Apollo is better than Clay if you want a more ready-made outbound platform: database search, contact enrichment, email sequences and CRM syncing in one place. Clay is more flexible, but Apollo is better when a small sales team needs to move faster with less setup.

Lusha is better than Clay if you mainly need quick contact lookup from a simple web app and browser extension. Clay can build richer workflows, but Lusha is better when you want fewer moving parts and a lower learning curve.

UpLead is better than Clay if verified emails, cleaner lists and CRM export matter more than custom automation. Clay is stronger for complex enrichment logic, but UpLead is better when you want a simpler data layer with clearer contact-credit planning.

Frequently asked questions

Clay can be good for small B2B teams if they run serious outbound and have someone who can own the workflow.

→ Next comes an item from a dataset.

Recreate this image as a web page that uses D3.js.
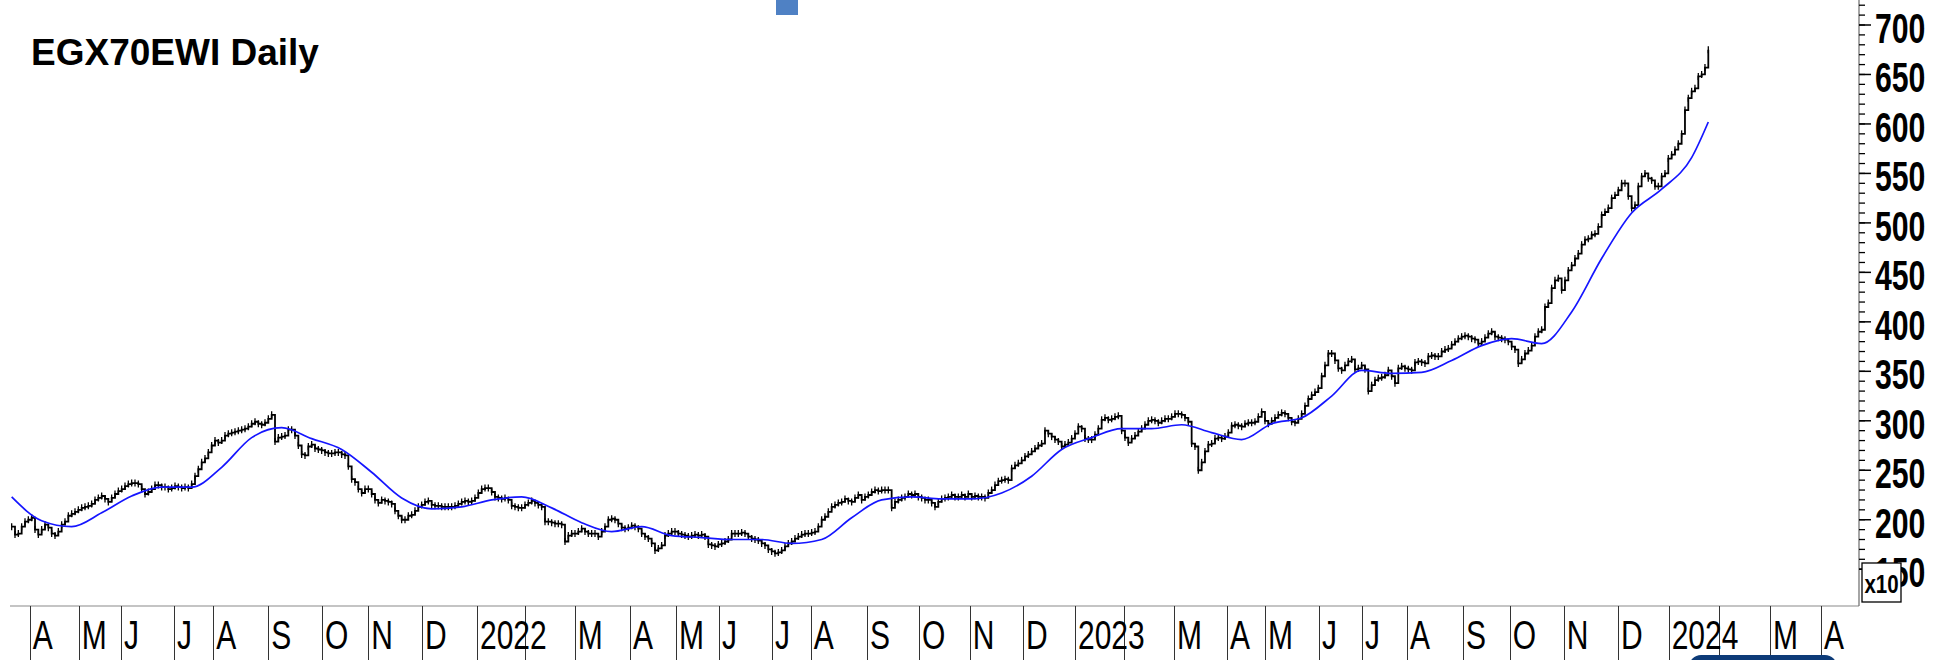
<!DOCTYPE html>
<html>
<head>
<meta charset="utf-8">
<script src="https://cdn.jsdelivr.net/npm/d3@7"></script>
<style>
  html, body { margin: 0; padding: 0; background: #fff; }
  svg { display: block; font-family: "Liberation Sans", Arial, sans-serif; }
</style>
</head>
<body>
<svg id="chart" width="1952" height="660"></svg>
<script>
/* chart data */
const chartTitle = "EGX70EWI Daily";

// closing levels, one value per bar (index units)
const closes = [
  193,185,186,193,198,200,202,190,185,190, 195,192,186,184,188,195,198,204,206,208,
  210,212,213,214,216,220,222,224,221,218, 222,226,229,231,234,236,237,237,236,231,
  226,228,231,235,235,233,233,231,232,234, 233,232,233,232,236,244,251,258,262,268,
  275,280,278,280,285,287,288,289,290,291, 292,294,297,299,297,296,298,302,306,279,
  283,284,285,291,291,285,275,266,265,274, 276,272,271,270,268,267,267,268,268,266,
  265,254,241,238,231,227,231,231,226,220, 217,220,219,218,216,209,204,200,200,204,
  205,209,213,215,218,219,215,214,214,213, 213,213,213,214,216,218,219,218,
  219,222,227,231,232,232,228,223,222,221, 222,220,214,213,212,212,215,217,219,217,
  215,213,198,198,197,196,196,195,178,184, 186,186,188,191,188,186,186,186,183,188,
  193,200,201,200,196,192,191,192,194,193, 191,186,183,181,176,169,171,174,184,186,
  188,188,186,185,184,183,184,185,184,185, 183,175,174,173,175,176,178,180,186,186,
  186,187,186,183,181,180,179,176,174,170, 168,166,167,169,173,176,178,181,183,185,
  186,186,187,188,193,200,203,208,213,215, 217,218,221,219,218,222,225,220,223,225,
  228,230,229,230,230,230,212,218,220,222, 223,226,225,226,223,222,220,
  220,217,213,218,221,222,223,225,223,223, 225,223,226,223,224,223,223,222,227,230,
  235,239,240,241,240,252,255,257,260,264, 266,269,272,275,277,290,287,284,281,279,
  274,276,278,282,287,294,292,282,281,281, 286,292,301,303,301,302,304,305,290,283,
  278,282,285,289,292,296,300,301,300,298, 300,302,302,304,307,307,306,303,299,277,
  274,250,258,269,276,277,282,283,282,284, 288,295,296,295,294,297,298,298,299,304,
  309,300,297,300,303,306,308,307,303,299, 298,302,307,315,322,326,329,333,345,356,
  368,368,361,353,351,356,360,362,352,353, 356,352,330,336,341,343,344,
  346,351,345,338,353,355,353,352,351,359, 360,359,358,365,366,365,365,370,372,373,
  377,380,383,385,386,385,383,382,378,380, 384,388,390,385,384,383,382,380,375,372,
  358,362,368,371,376,385,390,392,415,419, 434,442,444,432,442,452,457,464,469,478,
  483,484,488,489,496,508,511,515,525,528, 533,540,
  540,527,515,518,537,547,550,545,543,537, 537,547,550,565,569,574,580,590,614,626,
  633,636,648,650,657,675
];

// moving average, read every maStep bars, plus the last bar
const maStep = 9;
const maValues = [
  223,199,193,207,224,233,233,253,283,293,282,271,248,222,211,213,
  220,223,212,197,188,193,184,182,180,180,176,180,202,220,223,
  221,221,227,244,271,283,292,292,296,288,281,297,303,325,351,348,
  349,361,376,383,378,410,464,510,534,566,
  602
];

// month boundaries, in bar index units, and their labels
const monthStarts = [
  5.4, 20.1, 32.8, 48.7, 60.5, 77.0, 93.1, 107.0, 123.1,
  139.6, 153.9, 168.9, 185.5, 199.3, 212.2, 228.1, 239.7, 256.6, 272.2, 287.4, 303.4,
  319.0, 333.7, 348.7, 364.6, 376.0, 392.2, 405.1, 418.6, 435.4, 449.4, 465.6, 481.9,
  497.1, 512.1, 527.5, 542.8
];
const monthLabels = [
  "A","M","J","J","A","S","O","N","D",
  "2022","","M","A","M","J","J","A","S","O","N","D",
  "2023","","M","A","M","J","J","A","S","O","N","D",
  "2024","","M","A"
];

const yMajorTicks = [150, 200, 250, 300, 350, 400, 450, 500, 550, 600, 650, 700];
const yMinorTicks = d3.range(150, 721, 10);

/* layout */
const svg = d3.select("#chart");
const axisX = 1859;     // right price axis
const baseY = 606;      // bottom of plot

const x = d3.scaleLinear().domain([0, closes.length - 1]).range([11.67, 1708.3]);
const y = d3.scaleLinear().domain([150, 700]).range([569.2, 25]);

// small blue marker at top
svg.append("rect")
  .attr("x", 776).attr("y", 0).attr("width", 22).attr("height", 15)
  .attr("fill", "#4f81c4");

// title
svg.append("text")
  .attr("x", 31).attr("y", 65)
  .attr("font-size", 37).attr("font-weight", "bold")
  .attr("fill", "#000")
  .text(chartTitle);

// price bars: step line plus small bar marks
const plot = svg.append("g");
plot.append("path")
  .datum(closes)
  .attr("fill", "none")
  .attr("stroke", "#000")
  .attr("stroke-width", 1.8)
  .attr("d", d3.line().x((d, i) => x(i)).y(d => y(d)).curve(d3.curveStepAfter));

plot.selectAll("line.bar")
  .data(closes)
  .enter().append("line")
  .attr("class", "bar")
  .attr("x1", (d, i) => x(i)).attr("x2", (d, i) => x(i))
  .attr("y1", d => y(d) - 3.5).attr("y2", d => y(d) + 3.5)
  .attr("stroke", "#000").attr("stroke-width", 1.3);

// moving average
const maIdx = d3.range(0, closes.length, maStep).concat([closes.length - 1]);
plot.append("path")
  .datum(maValues)
  .attr("fill", "none")
  .attr("stroke", "#1515ff")
  .attr("stroke-width", 1.7)
  .attr("d", d3.line().x((d, i) => x(maIdx[i])).y(d => y(d)).curve(d3.curveMonotoneX));

// axis frame
svg.append("line")
  .attr("x1", 10).attr("x2", axisX).attr("y1", baseY).attr("y2", baseY)
  .attr("stroke", "#8a8a8a").attr("stroke-width", 1.2);
svg.append("line")
  .attr("x1", axisX).attr("x2", axisX).attr("y1", 0).attr("y2", baseY)
  .attr("stroke", "#6a6a6a").attr("stroke-width", 1.2);

// y ticks
svg.selectAll("line.ytick-minor")
  .data(yMinorTicks)
  .enter().append("line")
  .attr("class", "ytick-minor")
  .attr("x1", axisX).attr("x2", axisX + 6)
  .attr("y1", d => y(d)).attr("y2", d => y(d))
  .attr("stroke", "#000").attr("stroke-width", 1.3);

svg.selectAll("line.ytick-major")
  .data(yMajorTicks)
  .enter().append("line")
  .attr("class", "ytick-major")
  .attr("x1", axisX).attr("x2", axisX + 12)
  .attr("y1", d => y(d)).attr("y2", d => y(d))
  .attr("stroke", "#000").attr("stroke-width", 1.5);

svg.selectAll("text.ylabel")
  .data(yMajorTicks)
  .enter().append("text")
  .attr("class", "ylabel")
  .attr("transform", d => `translate(1875,${y(d) + 18}) scale(0.72,1)`)
  .attr("font-size", 42).attr("font-weight", "bold")
  .attr("fill", "#000")
  .text(d => d);

// x10 box, drawn over the lowest label as in the original
svg.append("rect")
  .attr("x", 1862).attr("y", 563).attr("width", 39).attr("height", 39)
  .attr("fill", "#fff").attr("stroke", "#000").attr("stroke-width", 1.3);
svg.append("text")
  .attr("transform", "translate(1881.5,593) scale(0.82,1)")
  .attr("text-anchor", "middle")
  .attr("font-size", 25).attr("font-weight", "bold")
  .text("x10");

// month separators and labels
const months = monthStarts.map((m, i) => ({ pos: m, label: monthLabels[i] }));
svg.selectAll("line.month")
  .data(months)
  .enter().append("line")
  .attr("class", "month")
  .attr("x1", d => Math.round(x(d.pos)) + 0.5).attr("x2", d => Math.round(x(d.pos)) + 0.5)
  .attr("y1", baseY).attr("y2", 660)
  .attr("stroke", "#333").attr("stroke-width", 1);

svg.selectAll("text.month")
  .data(months.filter(d => d.label !== ""))
  .enter().append("text")
  .attr("class", "month")
  .attr("transform", d => `translate(${x(d.pos) + 3},649) scale(0.75,1)`)
  .attr("font-size", 40)
  .attr("fill", "#000")
  .text(d => d.label);

// partly hidden button at bottom right
svg.append("rect")
  .attr("x", 1689).attr("y", 655).attr("width", 148).attr("height", 30)
  .attr("rx", 12)
  .attr("fill", "#0d3b78");
</script>
</body>
</html>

It’s probably too complex if you only need occasional contact lookup.

Clay isn’t only a contact database. It’s a workflow workspace that connects list building, data providers, enrichment, AI research, scraping, CRM sync and outbound handoff.

Clay uses plans plus two usage meters: Data Credits and Actions. Data Credits are used for third-party data such as emails and phone numbers, while Actions are used for workflow activity such as enrichment, AI research and exports.

A waterfall is a workflow that tries multiple data providers in order. For example, Clay can try one email provider first, then move to another if the first one doesn’t find a valid work email.

Yes. Clay includes a native email sequencer for table-based outbound campaigns. It’s useful, but teams with advanced outreach needs may still prefer a dedicated sales engagement tool.

Clay is worth it if better enrichment, research automation and CRM handoff save your team meaningful manual work. It’s less worth it if you only need a cheap email finder.